■ EXERCISE DESCRIPTION ■
Your copy should be exact, beginning at the line containing "Output the Python" and ending at the line containing "ax.spines[s].set_linewidth(0.8)", with both lines kept and every picture dropped.

■ DATA SUPPLIED ■
* * * * * * *
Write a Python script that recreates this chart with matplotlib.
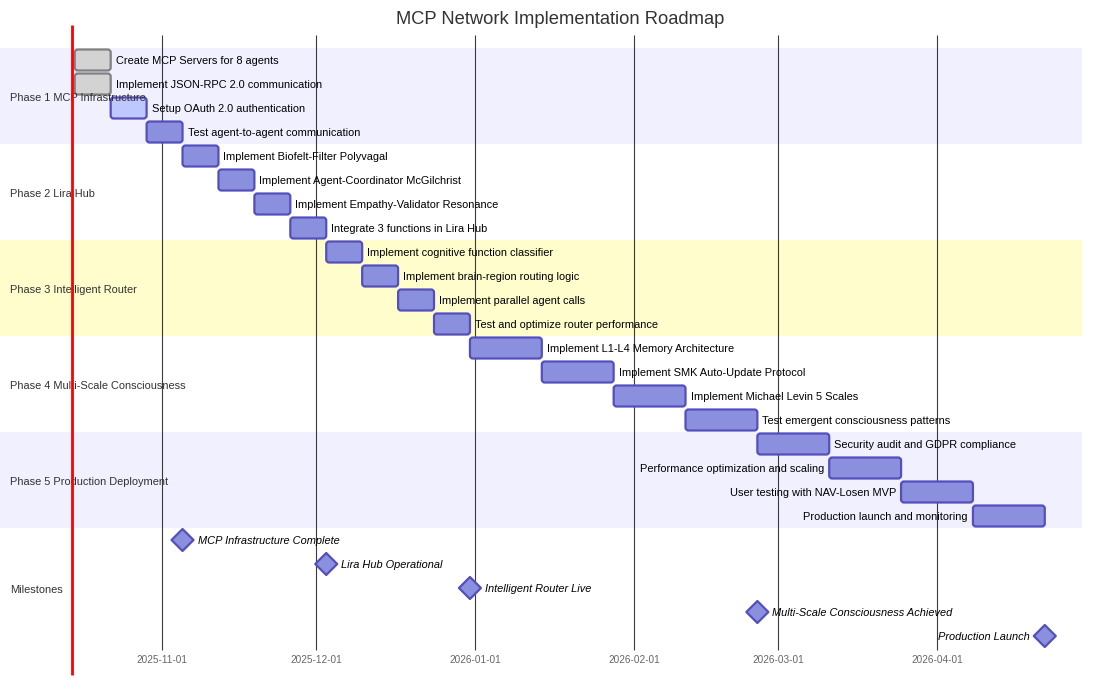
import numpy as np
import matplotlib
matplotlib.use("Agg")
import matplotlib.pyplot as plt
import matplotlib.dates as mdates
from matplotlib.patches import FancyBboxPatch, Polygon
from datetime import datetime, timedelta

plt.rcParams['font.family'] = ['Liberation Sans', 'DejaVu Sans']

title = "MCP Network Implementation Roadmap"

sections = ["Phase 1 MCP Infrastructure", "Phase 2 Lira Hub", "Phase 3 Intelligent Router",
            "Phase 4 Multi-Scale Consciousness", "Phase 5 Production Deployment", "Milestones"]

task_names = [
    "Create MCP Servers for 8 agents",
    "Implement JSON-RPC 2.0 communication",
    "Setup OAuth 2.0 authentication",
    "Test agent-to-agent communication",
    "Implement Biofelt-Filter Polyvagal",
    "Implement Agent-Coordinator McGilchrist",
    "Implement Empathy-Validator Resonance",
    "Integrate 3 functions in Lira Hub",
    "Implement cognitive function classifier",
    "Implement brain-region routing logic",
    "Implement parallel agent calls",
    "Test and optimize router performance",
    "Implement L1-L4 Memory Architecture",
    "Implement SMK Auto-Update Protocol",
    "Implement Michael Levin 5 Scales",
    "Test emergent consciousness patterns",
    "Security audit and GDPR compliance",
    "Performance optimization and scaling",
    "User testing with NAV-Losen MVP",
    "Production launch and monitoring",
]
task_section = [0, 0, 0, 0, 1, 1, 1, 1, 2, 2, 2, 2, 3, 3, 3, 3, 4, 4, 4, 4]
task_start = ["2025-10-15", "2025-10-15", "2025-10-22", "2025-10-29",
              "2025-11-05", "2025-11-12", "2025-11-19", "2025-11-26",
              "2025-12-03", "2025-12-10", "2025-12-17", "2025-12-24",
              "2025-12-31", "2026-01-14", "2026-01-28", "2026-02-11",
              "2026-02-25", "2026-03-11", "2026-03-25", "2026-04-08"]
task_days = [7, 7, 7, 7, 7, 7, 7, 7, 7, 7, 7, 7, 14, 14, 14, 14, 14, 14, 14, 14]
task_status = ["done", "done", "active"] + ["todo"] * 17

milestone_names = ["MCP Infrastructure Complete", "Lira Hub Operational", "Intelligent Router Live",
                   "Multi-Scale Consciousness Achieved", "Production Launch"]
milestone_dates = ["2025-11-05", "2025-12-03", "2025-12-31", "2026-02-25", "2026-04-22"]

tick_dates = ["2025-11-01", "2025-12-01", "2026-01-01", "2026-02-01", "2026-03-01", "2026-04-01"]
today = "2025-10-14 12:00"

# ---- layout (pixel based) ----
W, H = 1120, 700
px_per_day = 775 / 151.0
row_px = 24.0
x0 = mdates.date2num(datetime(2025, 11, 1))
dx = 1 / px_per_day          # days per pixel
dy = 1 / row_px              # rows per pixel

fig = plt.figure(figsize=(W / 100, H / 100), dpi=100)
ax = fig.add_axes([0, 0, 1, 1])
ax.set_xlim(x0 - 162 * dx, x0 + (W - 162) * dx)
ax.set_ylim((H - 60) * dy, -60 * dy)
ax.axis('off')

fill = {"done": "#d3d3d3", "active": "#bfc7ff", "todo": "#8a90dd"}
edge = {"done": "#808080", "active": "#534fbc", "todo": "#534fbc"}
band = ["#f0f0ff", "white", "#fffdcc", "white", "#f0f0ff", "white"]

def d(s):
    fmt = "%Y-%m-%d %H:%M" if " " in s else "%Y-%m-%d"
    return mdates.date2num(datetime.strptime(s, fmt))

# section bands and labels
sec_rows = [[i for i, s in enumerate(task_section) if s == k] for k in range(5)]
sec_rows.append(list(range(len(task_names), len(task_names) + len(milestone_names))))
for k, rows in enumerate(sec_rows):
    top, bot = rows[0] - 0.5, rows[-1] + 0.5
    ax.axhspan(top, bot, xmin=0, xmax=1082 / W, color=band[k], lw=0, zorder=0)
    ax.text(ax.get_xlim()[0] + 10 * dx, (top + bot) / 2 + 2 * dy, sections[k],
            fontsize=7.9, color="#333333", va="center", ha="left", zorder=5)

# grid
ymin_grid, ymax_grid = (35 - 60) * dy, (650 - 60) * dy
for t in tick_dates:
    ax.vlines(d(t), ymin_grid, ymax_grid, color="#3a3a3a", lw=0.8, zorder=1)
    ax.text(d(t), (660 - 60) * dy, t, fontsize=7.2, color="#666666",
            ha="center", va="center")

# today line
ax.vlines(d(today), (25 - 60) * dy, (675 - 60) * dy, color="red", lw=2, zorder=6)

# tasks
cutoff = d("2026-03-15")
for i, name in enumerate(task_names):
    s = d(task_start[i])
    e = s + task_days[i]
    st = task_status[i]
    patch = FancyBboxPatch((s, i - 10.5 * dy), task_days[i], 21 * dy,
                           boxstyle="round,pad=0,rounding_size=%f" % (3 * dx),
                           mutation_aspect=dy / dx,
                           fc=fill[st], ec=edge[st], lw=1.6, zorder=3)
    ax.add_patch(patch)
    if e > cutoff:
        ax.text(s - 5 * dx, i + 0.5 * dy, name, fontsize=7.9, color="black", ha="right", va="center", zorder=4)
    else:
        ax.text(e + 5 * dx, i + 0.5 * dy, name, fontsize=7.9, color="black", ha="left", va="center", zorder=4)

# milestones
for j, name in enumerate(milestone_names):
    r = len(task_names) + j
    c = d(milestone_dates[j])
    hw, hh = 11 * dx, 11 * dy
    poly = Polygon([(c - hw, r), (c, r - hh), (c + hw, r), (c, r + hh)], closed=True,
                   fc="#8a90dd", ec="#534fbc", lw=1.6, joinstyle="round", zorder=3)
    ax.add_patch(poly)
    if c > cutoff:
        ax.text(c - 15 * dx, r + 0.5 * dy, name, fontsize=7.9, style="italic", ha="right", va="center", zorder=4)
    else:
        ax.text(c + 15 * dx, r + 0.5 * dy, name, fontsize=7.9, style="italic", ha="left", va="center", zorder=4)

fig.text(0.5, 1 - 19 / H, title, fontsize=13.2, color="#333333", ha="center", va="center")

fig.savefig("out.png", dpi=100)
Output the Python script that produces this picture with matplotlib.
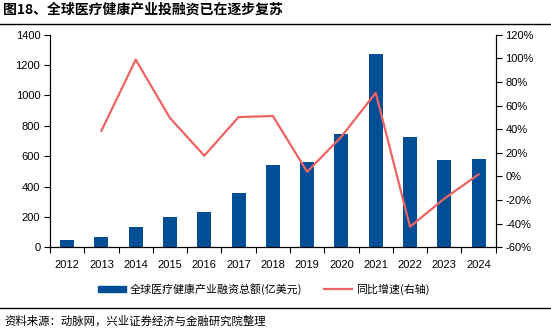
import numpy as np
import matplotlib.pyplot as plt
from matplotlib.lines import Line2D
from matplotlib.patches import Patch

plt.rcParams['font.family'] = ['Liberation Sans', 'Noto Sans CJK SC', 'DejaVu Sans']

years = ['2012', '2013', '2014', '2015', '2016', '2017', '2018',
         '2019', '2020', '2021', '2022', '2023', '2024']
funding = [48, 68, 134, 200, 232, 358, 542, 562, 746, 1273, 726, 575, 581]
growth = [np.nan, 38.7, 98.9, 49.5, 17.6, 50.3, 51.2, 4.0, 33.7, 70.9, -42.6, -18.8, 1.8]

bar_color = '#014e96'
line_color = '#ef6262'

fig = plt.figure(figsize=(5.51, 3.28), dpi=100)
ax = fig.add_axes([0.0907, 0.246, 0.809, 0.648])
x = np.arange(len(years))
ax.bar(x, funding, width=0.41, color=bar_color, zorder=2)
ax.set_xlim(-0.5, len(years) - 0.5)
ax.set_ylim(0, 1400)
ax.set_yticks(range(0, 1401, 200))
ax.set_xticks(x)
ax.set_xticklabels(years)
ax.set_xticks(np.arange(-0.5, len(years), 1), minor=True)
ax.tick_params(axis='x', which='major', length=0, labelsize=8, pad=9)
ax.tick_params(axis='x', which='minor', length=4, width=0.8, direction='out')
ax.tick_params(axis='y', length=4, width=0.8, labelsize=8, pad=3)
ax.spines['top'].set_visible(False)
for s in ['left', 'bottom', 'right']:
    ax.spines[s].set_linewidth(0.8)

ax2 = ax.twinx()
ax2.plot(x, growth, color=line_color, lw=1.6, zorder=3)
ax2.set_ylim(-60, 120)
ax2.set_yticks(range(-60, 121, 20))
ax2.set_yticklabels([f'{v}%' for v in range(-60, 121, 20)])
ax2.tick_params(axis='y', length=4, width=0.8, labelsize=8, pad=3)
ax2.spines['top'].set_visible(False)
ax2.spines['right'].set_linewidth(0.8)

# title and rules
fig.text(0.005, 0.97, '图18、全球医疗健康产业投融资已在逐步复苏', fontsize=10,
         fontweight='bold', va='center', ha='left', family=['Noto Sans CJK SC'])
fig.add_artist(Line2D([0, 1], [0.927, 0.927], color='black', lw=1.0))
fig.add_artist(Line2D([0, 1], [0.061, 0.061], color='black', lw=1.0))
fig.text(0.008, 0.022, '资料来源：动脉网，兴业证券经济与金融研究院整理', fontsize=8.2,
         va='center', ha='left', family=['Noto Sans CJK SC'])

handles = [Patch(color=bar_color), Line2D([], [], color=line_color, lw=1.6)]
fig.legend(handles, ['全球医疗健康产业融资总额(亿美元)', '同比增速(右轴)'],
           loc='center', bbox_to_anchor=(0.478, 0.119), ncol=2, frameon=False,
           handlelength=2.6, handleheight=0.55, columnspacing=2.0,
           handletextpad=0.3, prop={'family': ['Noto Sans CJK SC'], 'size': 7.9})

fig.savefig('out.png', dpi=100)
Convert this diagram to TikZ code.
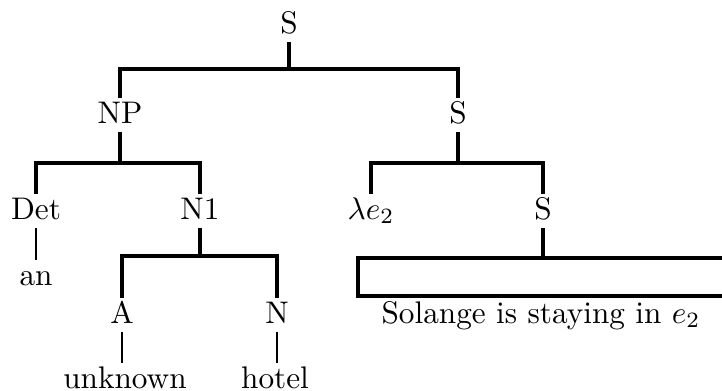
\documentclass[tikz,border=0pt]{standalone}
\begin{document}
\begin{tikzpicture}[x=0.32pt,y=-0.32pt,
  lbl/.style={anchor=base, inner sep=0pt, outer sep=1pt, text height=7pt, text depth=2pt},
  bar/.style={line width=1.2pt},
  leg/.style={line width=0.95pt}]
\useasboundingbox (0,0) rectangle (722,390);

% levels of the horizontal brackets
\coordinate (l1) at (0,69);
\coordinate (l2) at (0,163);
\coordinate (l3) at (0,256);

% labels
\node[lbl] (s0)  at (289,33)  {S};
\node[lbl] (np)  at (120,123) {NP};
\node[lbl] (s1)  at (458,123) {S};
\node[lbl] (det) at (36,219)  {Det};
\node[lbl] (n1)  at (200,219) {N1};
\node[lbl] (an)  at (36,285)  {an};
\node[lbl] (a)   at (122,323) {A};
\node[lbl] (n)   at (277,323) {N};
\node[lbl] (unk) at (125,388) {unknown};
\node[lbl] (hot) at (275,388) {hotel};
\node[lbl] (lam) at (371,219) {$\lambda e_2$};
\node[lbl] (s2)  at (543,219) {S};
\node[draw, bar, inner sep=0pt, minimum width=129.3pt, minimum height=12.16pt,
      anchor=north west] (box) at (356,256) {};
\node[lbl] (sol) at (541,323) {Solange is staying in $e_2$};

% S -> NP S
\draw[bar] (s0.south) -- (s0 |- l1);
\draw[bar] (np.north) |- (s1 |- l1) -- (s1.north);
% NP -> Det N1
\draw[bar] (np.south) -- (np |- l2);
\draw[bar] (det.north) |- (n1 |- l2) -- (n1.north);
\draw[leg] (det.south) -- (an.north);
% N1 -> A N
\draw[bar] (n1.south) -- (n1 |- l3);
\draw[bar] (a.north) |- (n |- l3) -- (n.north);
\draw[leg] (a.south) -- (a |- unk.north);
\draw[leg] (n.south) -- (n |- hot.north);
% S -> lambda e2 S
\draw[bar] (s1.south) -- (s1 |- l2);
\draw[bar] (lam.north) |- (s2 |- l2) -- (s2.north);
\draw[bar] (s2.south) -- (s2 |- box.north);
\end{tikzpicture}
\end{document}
* * * * * * *
■ FINISHED TASK ■
Output the Python script that produces this picture with matplotlib.
import numpy as np
import matplotlib.pyplot as plt
from matplotlib.lines import Line2D
from matplotlib.patches import Patch

plt.rcParams['font.family'] = ['Liberation Sans', 'Noto Sans CJK SC', 'DejaVu Sans']

years = ['2012', '2013', '2014', '2015', '2016', '2017', '2018',
         '2019', '2020', '2021', '2022', '2023', '2024']
funding = [48, 68, 134, 200, 232, 358, 542, 562, 746, 1273, 726, 575, 581]
growth = [np.nan, 38.7, 98.9, 49.5, 17.6, 50.3, 51.2, 4.0, 33.7, 70.9, -42.6, -18.8, 1.8]

bar_color = '#014e96'
line_color = '#ef6262'

fig = plt.figure(figsize=(5.51, 3.28), dpi=100)
ax = fig.add_axes([0.0907, 0.246, 0.809, 0.648])
x = np.arange(len(years))
ax.bar(x, funding, width=0.41, color=bar_color, zorder=2)
ax.set_xlim(-0.5, len(years) - 0.5)
ax.set_ylim(0, 1400)
ax.set_yticks(range(0, 1401, 200))
ax.set_xticks(x)
ax.set_xticklabels(years)
ax.set_xticks(np.arange(-0.5, len(years), 1), minor=True)
ax.tick_params(axis='x', which='major', length=0, labelsize=8, pad=9)
ax.tick_params(axis='x', which='minor', length=4, width=0.8, direction='out')
ax.tick_params(axis='y', length=4, width=0.8, labelsize=8, pad=3)
ax.spines['top'].set_visible(False)
for s in ['left', 'bottom', 'right']:
    ax.spines[s].set_linewidth(0.8)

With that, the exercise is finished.